I personally am not a fan of horse and camel rides, probably because it feels like I am hurting both them and me physically and mentally. But as we escalated, the temperature began to drop, the colour of the sky turned from blue to grey and the view of the valley looked like a dream.
We paused for a bit and had a round of paranthas, dal and achaar. Now that I stay in Bangalore, I truly miss the North Indian Food, especially the pahadi paranthas. I put on my jacket, cap and woolen gloves and resumed the ride quickly as it had started to drizzle. Within 2.5 hours of taking the horses, we reached the horse parking, just 1 km away from the area which offered accommodation. As soon as we started walking towards it, it began to snow. People were running around trying to hold on to their umbrellas and pittus were taking the pilgrims downhill by covering the seats with huge plastic covers. We stood under an overcrowded shelter shivering to the core, watching the snowflakes passionately greeting the valley as I took some pictures and waited for our chai and Parle-G.
It wouldn’t stop snowing. So we stopped waiting and rushed to the tea shops to ask for accommodation. Thankfully, we found a tent belonging to a tea-seller and chilled there for a bit. It was 5:30 p.m. and we decided to try our luck for the darshan despite people warning us about the long queues and the temple closing at 7 p.m.
We started walking towards the temple. Its mix of dark grey and brown stands out and shrines even under a cloudy sky.

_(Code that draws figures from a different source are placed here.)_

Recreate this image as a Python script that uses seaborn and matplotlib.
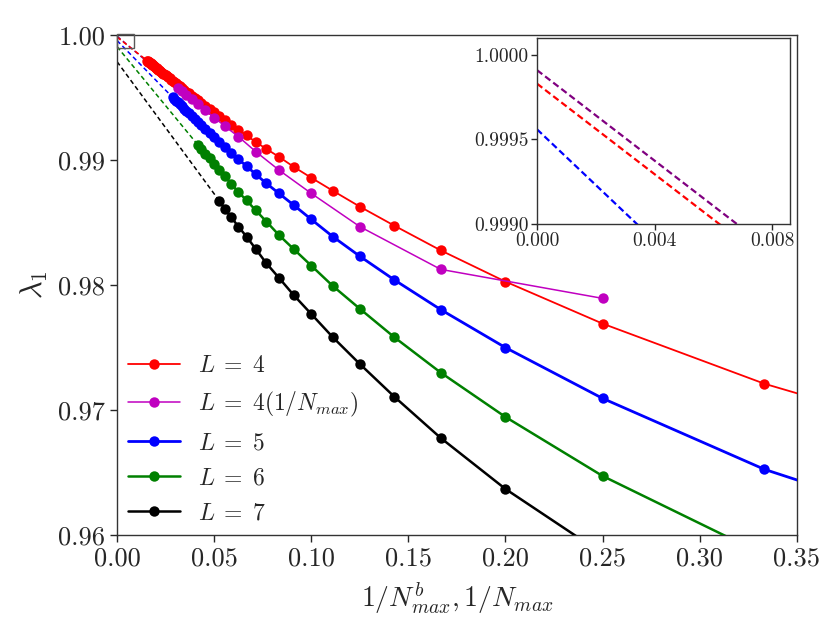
import numpy as np
import matplotlib
matplotlib.use("Agg")
import matplotlib.pyplot as plt
from matplotlib.ticker import FormatStrFormatter
import seaborn as sns

# ---------------- data ----------------
# L = 4 (1/N^b_max), N_max = 2 .. 64
N_L4 = list(range(2, 65))
lam_L4 = [0.9645, 0.97210, 0.97691, 0.98027, 0.98277, 0.98474, 0.98627, 0.98754,
          0.98858, 0.98946, 0.99026, 0.99088, 0.99144, 0.99197, 0.99243, 0.99283,
          0.99319, 0.99352, 0.99382, 0.99409, 0.99434, 0.99457, 0.99478, 0.99498,
          0.99516, 0.99533, 0.99548, 0.99563, 0.99577, 0.99590, 0.99602, 0.99613,
          0.99624, 0.99634, 0.99644, 0.99653, 0.99662, 0.99670, 0.99678, 0.99685,
          0.99692, 0.99699, 0.99706, 0.99712, 0.99718, 0.99724, 0.99729, 0.99735,
          0.99740, 0.99745, 0.99749, 0.99754, 0.99758, 0.99762, 0.99766, 0.99770,
          0.99774, 0.99778, 0.99781, 0.99785, 0.99788, 0.99791, 0.99794]
# L = 4 (1/N_max), even N_max = 4 .. 32
N_L4b = list(range(4, 33, 2))
lam_L4b = [0.97893, 0.98125, 0.98467, 0.98733, 0.98920, 0.99067, 0.99187, 0.99270,
           0.99340, 0.99398, 0.99446, 0.99487, 0.99522, 0.99553, 0.99580]
# L = 5, N_max = 2 .. 35
N_L5 = list(range(2, 36))
lam_L5 = [0.9568, 0.96525, 0.97093, 0.97499, 0.97803, 0.98040, 0.98230, 0.98387,
          0.98525, 0.98640, 0.98733, 0.98813, 0.98885, 0.98952, 0.99005, 0.99058,
          0.99104, 0.99146, 0.99184, 0.99218, 0.99249, 0.99278, 0.99305, 0.99330,
          0.99353, 0.99374, 0.99394, 0.99412, 0.99429, 0.99446, 0.99461, 0.99475,
          0.99489, 0.99502]
# L = 6, N_max = 3 .. 24
N_L6 = list(range(3, 25))
lam_L6 = [0.9584, 0.96472, 0.96944, 0.97299, 0.97581, 0.97810, 0.97992, 0.98155,
          0.98288, 0.98400, 0.98507, 0.98597, 0.98677, 0.98744, 0.98808, 0.98872,
          0.98924, 0.98970, 0.99013, 0.99052, 0.99087, 0.99120]
# L = 7, N_max = 3 .. 19
N_L7 = list(range(3, 20))
lam_L7 = [0.9510, 0.9585, 0.96368, 0.96776, 0.97105, 0.97368, 0.97582, 0.97768,
          0.97920, 0.98058, 0.98173, 0.98288, 0.98387, 0.98467, 0.98541, 0.98608,
          0.98674]

labels = [r"$L\;=\;4$", r"$L\;=\;4(1/N_{max})$", r"$L\;=\;5$", r"$L\;=\;6$", r"$L\;=\;7$"]
# extrapolated values at 1/N -> 0 and slopes of the fits (inset)
extrap = [0.99983, 0.99991, 0.99956, 0.99907, 0.99787]
fit_slope = [-0.134, -0.134, -0.165, -0.19, -0.21]

# ---------------- style ----------------
sns.set_theme(style="ticks")
plt.rcParams["font.family"] = ["cmr10", "DejaVu Serif"]
plt.rcParams["mathtext.fontset"] = "cm"
plt.rcParams["axes.unicode_minus"] = False
plt.rcParams["axes.formatter.use_mathtext"] = True

fig = plt.figure(figsize=(8.3, 6.23), dpi=100)
ax = fig.add_axes([0.141, 0.1413, 0.819, 0.8025])

Ns = [N_L4, N_L4b, N_L5, N_L6, N_L7]
lams = [lam_L4, lam_L4b, lam_L5, lam_L6, lam_L7]
colors = ["#ff0000", "#c000c0", "#0000ff", "#008000", "#000000"]
dash_colors = ["#ff0000", "#800080", "#0000ff", "#008000", "#000000"]
lws = [1.3, 1.1, 2.0, 1.8, 1.8]

for i in range(5):
    x = 1.0 / np.array(Ns[i], dtype=float)
    y = np.array(lams[i])
    sns.lineplot(x=x, y=y, ax=ax, color=colors[i], lw=lws[i], marker="o",
                 markersize=7.5, markeredgecolor=colors[i], markeredgewidth=0,
                 label=labels[i], zorder=3 + i)
for i in [1, 0, 2, 3, 4]:
    x = 1.0 / np.array(Ns[i], dtype=float)
    y = np.array(lams[i])
    k = np.argmin(x)
    sns.lineplot(x=[0.0, x[k]], y=[extrap[i], y[k]], ax=ax, color=dash_colors[i],
                 lw=1.1, linestyle=(0, (3, 2)), zorder=2)

ax.set_xlim(0, 0.35)
ax.set_ylim(0.96, 1.00)
ax.set_xticks(np.arange(0, 0.351, 0.05))
ax.set_yticks([0.96, 0.97, 0.98, 0.99, 1.00])
ax.xaxis.set_major_formatter(FormatStrFormatter("%.2f"))
ax.yaxis.set_major_formatter(FormatStrFormatter("%.2f"))
ax.tick_params(labelsize=19, length=5, width=1)
for s in ax.spines.values():
    s.set_color("#333333")
    s.set_linewidth(1.0)
ax.set_xlabel(r"$1/N^b_{max}, 1/N_{max}$", fontsize=20, labelpad=7)
ax.set_ylabel(r"$\lambda_1$", fontsize=22, labelpad=6)

ax.legend(loc="lower left", frameon=False, fontsize=17, handlelength=2.2,
          labelspacing=0.55, borderaxespad=0.05, handletextpad=0.8)

# ---------------- inset ----------------
axins = fig.add_axes([0.647, 0.6404, 0.305, 0.2986])
x_ext = np.array([0.0, 0.0086])
for i in [2, 0, 1]:
    sns.lineplot(x=x_ext, y=extrap[i] + fit_slope[i] * x_ext, ax=axins,
                 color=dash_colors[i], lw=1.6, linestyle=(0, (3, 1.6)))
axins.set_xlim(0, 0.0086)
axins.set_ylim(0.999, 1.0001)
axins.set_xticks([0.0, 0.004, 0.008])
axins.set_yticks([0.999, 0.9995, 1.0])
axins.xaxis.set_major_formatter(FormatStrFormatter("%.3f"))
axins.yaxis.set_major_formatter(FormatStrFormatter("%.4f"))
axins.tick_params(labelsize=14, length=4, width=1, pad=2)
for s in axins.spines.values():
    s.set_color("#333333")
    s.set_linewidth(1.0)
axins.set_xlabel("")
axins.set_ylabel("")

ax.indicate_inset([0.0, 0.999, 0.0086, 0.0011], edgecolor="0.35", alpha=1.0, lw=1.0)

fig.savefig("out.png", dpi=100)
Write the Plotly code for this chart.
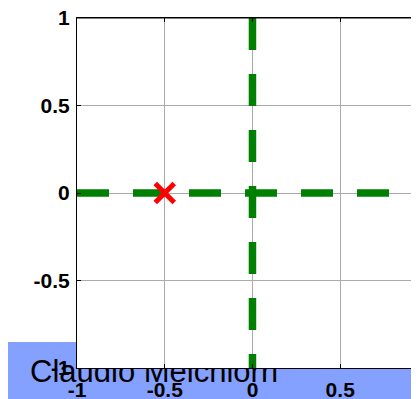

After a full-day hike, standing in the queue felt serene. We stood there gushing over the snow-capped mountain peaks surrounding us and I swear that a sheet of snow far away was a replica of India's map. Chatting with strangers about the 2013 tragedy which wiped away the solid roads and so much more from this holy paradise of India was heart-breaking but that long queue spoke of the relentless devotion of the pilgrims whose faith brings them to pursue this long journey, only in search of their one true God. With hundreds of thoughts and a few conversations about life and other drugs, 2 hours flew by and we finally entered inside one of the most revered temples of the world. We quickly did our prayers and bought prasad and gangajal for family and friends back home and started to walk back to our tent. It was pitch dark and the phone’s torchlight was the only light till my friend pointed up and I looked up to see the crystal clear night sky blanketed with trillions of stars twinkling. I felt my heart smile.
Happy and weary, we had a light meal and slept early, intending to start our descent at the crack of dawn. The temperature dropped to a -2 degree celsius that night and I was up all night in my sleeping bag praying for it to get warmer out there.